Coale's preconditions for fertility decline is interrelated to the Demographic Transition, a theory of the transition of societies from an agricultural to an industrial system. A more modernized society has lower mortality and fertility rates while a less modernized society tends to have higher mortality and fertility rates. Developing countries in the early stages of the demographic transition are characterized by high fertility and mortality rates which can be attributed to the lack of medical interventions like birth control and modern technology. Communicable diseases and contaminated resources like water and consequently food, plague developing countries. As a consequence, people of all ages die in masses. Coale's theory favored a fertility decline as a smaller population would allow for a more beneficial spread of resources and keep the number of ill individuals concentrated to a smaller group. In addition, Coale viewed the development of Europe's infrastructure during the Industrial Revolution as a mark in its transition in the demographic transition. Mortality and fertility rates declined with their improved standard of living. Infant mortality rates are indicative of fertility rates as couples decide to have a lot children knowing that a number of them will die so that even after those children die, they have sufficient kids to aid in agricultural work. Conversely, developed countries in the later stages of the demographic transition experience lower fertility and mortality rates due to the accessibility of contraception, the pursuit of higher education in women, and marriage at a later age.

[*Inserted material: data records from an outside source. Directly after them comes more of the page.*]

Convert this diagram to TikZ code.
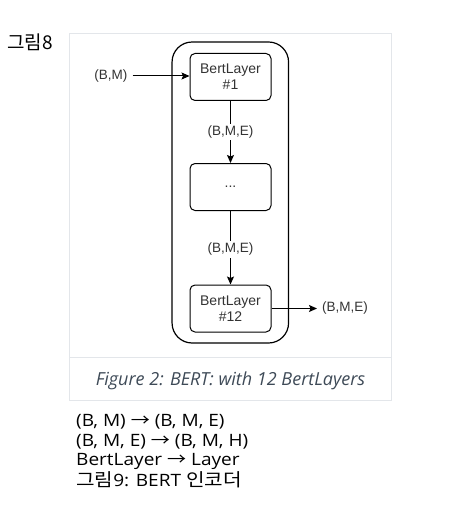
\documentclass[tikz,border=0pt]{standalone}
\usepackage{fontspec}
\usepackage{graphicx}
\setmainfont{Liberation Sans}
\newfontfamily\krfont{Noto Sans CJK KR}
\newfontfamily\capfont{Open Sans}
\usetikzlibrary{arrows.meta}
\definecolor{framegray}{HTML}{E3E6EA}
\definecolor{captxt}{HTML}{3E4A57}
\definecolor{lbltxt}{HTML}{333333}
\newcommand{\hk}[1]{{\krfont\fontsize{18}{19.33}\selectfont #1}}
\newcommand{\rarr}{{\krfont →}}
\begin{document}
\begin{tikzpicture}[x=1pt,y=-1pt,
  layer/.style={draw, line width=1pt, rounded corners=5pt, minimum width=81pt, minimum height=47pt,
    align=center, inner sep=0pt, font=\fontsize{14}{16}\selectfont, text=lbltxt},
  lbl/.style={font=\fontsize{13.5}{15}\selectfont, text=lbltxt, inner xsep=5pt, inner ysep=2pt},
  arr/.style={line width=1pt, -{Stealth[length=8pt,width=7pt,inset=1.5pt]}},
  kr/.style={font=\capfont\fontsize{17}{19.33}\selectfont, anchor=north west, inner sep=0pt}]
\useasboundingbox (0,0) rectangle (455,513);
% outer frame
\node[draw=framegray, line width=1pt, minimum width=322pt, minimum height=366.5pt, inner sep=0pt] (frame) at (230.5,217.25) {};
\coordinate (sepL) at (69.5,357.7);
\coordinate (sepR) at (391.5,357.7);
\draw[framegray, line width=1pt] (sepL) -- (sepR);
\node[font=\capfont\itshape\fontsize{18}{20}\selectfont, text=captxt] (cap) at (230.5,381) {Figure 2: BERT: with 12 BertLayers};
% container
\node[draw, line width=1.2pt, rounded corners=20pt, minimum width=116.5pt, minimum height=301pt, inner sep=0pt] (stack) at (230.3,192.5) {};
% layers
\node[layer] (l1) at (230.5,77) {BertLayer\\\#1};
\node[layer] (dots) at (230.5,187) {...};
\node[layer] (l12) at (230.5,308.5) {BertLayer\\\#12};
% connectors
\node[lbl, anchor=east] (in) at (132.5,76) {(B,M)};
\draw[arr] (in.east) -- (in.east -| l1.west);
\draw[arr] (l1) -- node[lbl, fill=white] {(B,M,E)} (dots);
\draw[arr] (dots) -- node[lbl, fill=white, pos=0.52] {(B,M,E)} (l12);
\node[lbl, anchor=west] (out) at (317,308.5) {(B,M,E)};
\draw[arr] (l12.east) -- (out.west);
% texts
\node[anchor=north west, inner sep=0pt, font=\krfont\fontsize{19}{21}\selectfont] (fig8) at (7,34) {그림8};
\node[kr] (notes) at (76,413) {\scalebox{1.12}[1]{\begin{tabular}{@{}l@{}}(B, M) \rarr{} (B, M, E)\\(B, M, E) \rarr{} (B, M, H)\\BertLayer \rarr{} Layer\\\hk{그림}9: BERT \hk{인코더}\end{tabular}}};
\end{tikzpicture}
\end{document}
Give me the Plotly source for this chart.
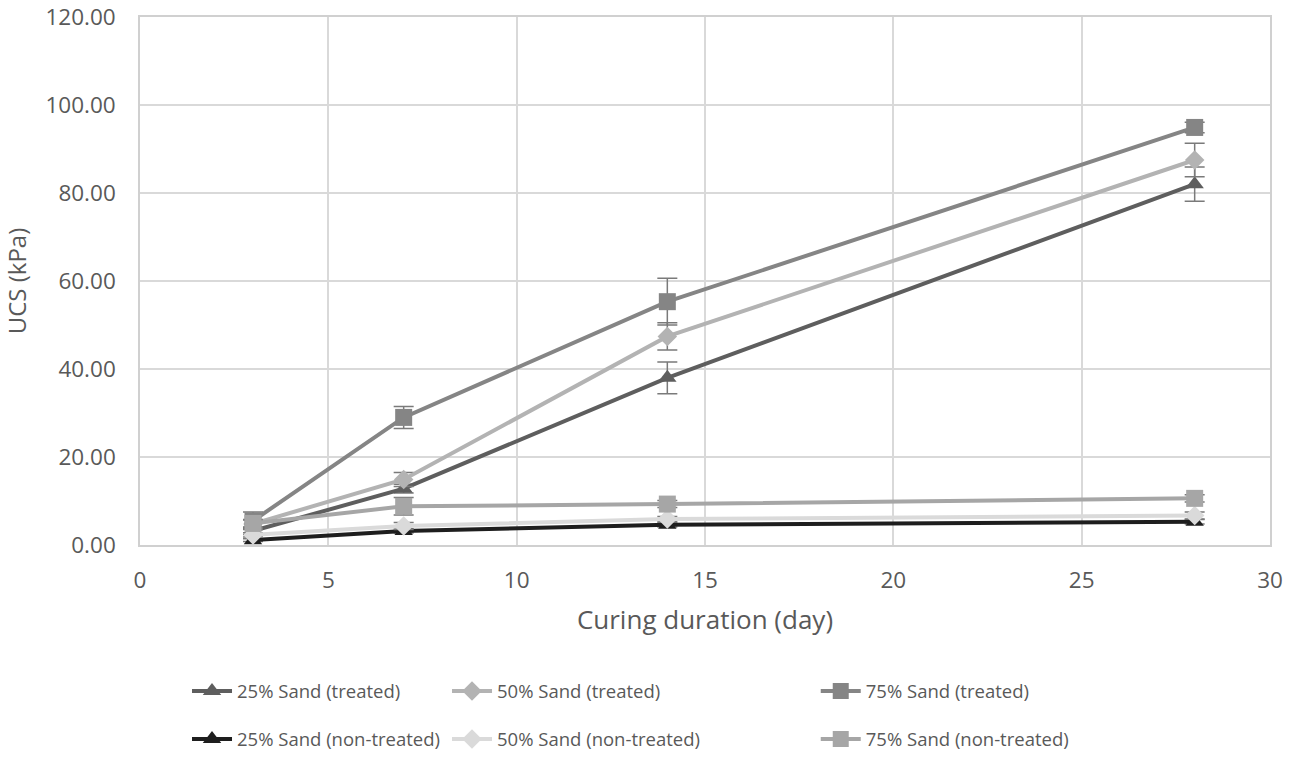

Coale's theory can be observed in sub-Saharan Africa as countries residing within this region have fertility levels that are declining at a much slower rate than before and have one of the highest projected population growths compared to other areas of the world. Individuals inhabiting sub-Saharan Africa have slowly rejected Coale's second precondition for fertility decline which, as stated before, is willingness. They are resistant and unwilling to accept the integration of modern forms of contraception. This can be attributed to the influence of religion and the values it imposes on culture even in individuals who don't practice any religion. To add on, the society they live in encourages young marriages and values large families. Despite the discrepancy between preferred child bearing and natural fertility, women in Africa have reported they don't use any form of contraception to prevent pregnancies. All of these factors have contributed to the slowing down of fertility decline in Africa. As of now, an uninterrupted African baby boom is to be expected.